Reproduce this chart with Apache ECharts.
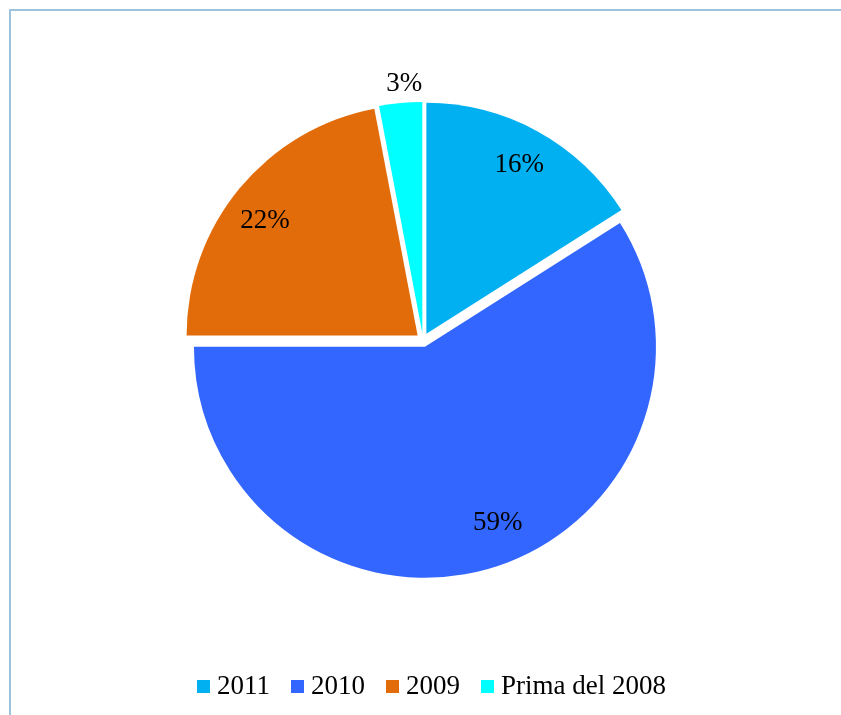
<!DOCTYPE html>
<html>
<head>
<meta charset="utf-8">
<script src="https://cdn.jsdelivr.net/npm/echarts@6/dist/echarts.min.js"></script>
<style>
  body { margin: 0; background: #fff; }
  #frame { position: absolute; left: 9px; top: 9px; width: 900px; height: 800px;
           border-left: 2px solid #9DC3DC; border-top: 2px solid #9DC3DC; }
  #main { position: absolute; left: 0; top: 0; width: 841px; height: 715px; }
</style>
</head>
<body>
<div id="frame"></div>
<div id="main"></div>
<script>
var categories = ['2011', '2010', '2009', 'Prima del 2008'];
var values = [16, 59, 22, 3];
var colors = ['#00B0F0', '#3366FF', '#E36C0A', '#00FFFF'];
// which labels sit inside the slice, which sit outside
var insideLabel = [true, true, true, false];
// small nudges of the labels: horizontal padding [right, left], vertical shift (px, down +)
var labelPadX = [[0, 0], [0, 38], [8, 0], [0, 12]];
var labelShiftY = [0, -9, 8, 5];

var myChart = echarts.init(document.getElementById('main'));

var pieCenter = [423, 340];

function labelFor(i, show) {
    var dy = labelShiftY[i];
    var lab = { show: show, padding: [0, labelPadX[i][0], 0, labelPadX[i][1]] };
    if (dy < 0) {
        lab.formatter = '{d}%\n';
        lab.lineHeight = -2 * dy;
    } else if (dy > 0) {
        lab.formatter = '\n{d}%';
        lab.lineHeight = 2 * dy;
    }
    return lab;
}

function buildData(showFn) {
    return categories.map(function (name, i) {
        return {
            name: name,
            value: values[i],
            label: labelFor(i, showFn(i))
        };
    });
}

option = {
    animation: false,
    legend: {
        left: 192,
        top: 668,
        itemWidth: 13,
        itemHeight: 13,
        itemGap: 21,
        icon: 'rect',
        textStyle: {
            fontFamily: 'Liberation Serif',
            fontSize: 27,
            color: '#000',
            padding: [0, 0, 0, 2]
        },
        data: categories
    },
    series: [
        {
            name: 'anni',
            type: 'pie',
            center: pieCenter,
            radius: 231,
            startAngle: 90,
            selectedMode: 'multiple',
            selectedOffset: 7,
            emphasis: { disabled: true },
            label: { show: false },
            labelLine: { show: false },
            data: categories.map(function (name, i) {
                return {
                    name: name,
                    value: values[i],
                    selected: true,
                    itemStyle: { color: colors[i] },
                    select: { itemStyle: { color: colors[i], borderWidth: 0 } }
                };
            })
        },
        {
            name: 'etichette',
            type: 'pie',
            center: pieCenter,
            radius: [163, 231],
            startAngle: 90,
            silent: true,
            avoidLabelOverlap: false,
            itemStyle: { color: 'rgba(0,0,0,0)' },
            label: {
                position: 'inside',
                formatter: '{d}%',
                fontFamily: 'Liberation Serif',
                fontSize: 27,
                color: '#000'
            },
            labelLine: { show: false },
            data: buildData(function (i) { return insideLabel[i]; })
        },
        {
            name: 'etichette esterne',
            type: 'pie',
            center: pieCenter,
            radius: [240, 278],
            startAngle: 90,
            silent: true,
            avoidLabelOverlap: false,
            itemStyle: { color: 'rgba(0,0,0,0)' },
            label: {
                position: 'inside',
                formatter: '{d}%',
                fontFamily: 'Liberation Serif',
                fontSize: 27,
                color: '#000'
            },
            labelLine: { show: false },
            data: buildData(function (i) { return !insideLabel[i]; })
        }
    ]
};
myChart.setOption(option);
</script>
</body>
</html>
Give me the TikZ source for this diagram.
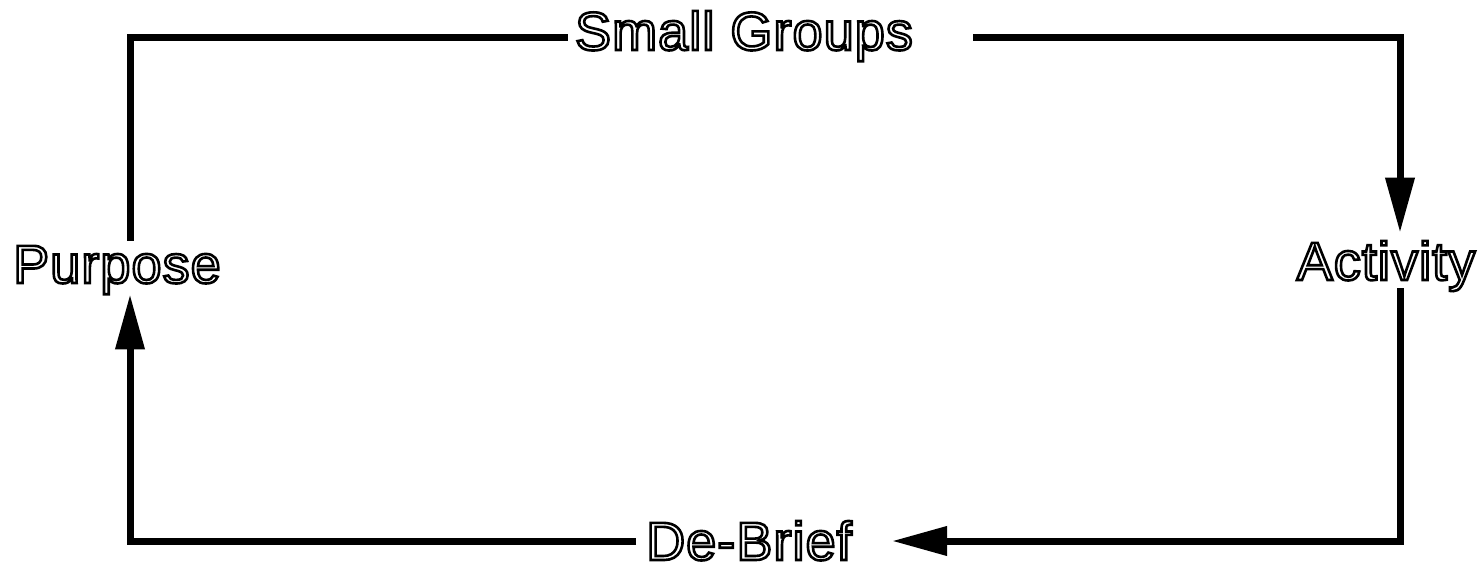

● ● ● ● ● ● ●

### [Stated problem]
Pick each line holding the word "this" out of the data and copy it.

### [Answer in full]
Reproduce this chart with Apache ECharts.
Give me the TikZ source for this diagram.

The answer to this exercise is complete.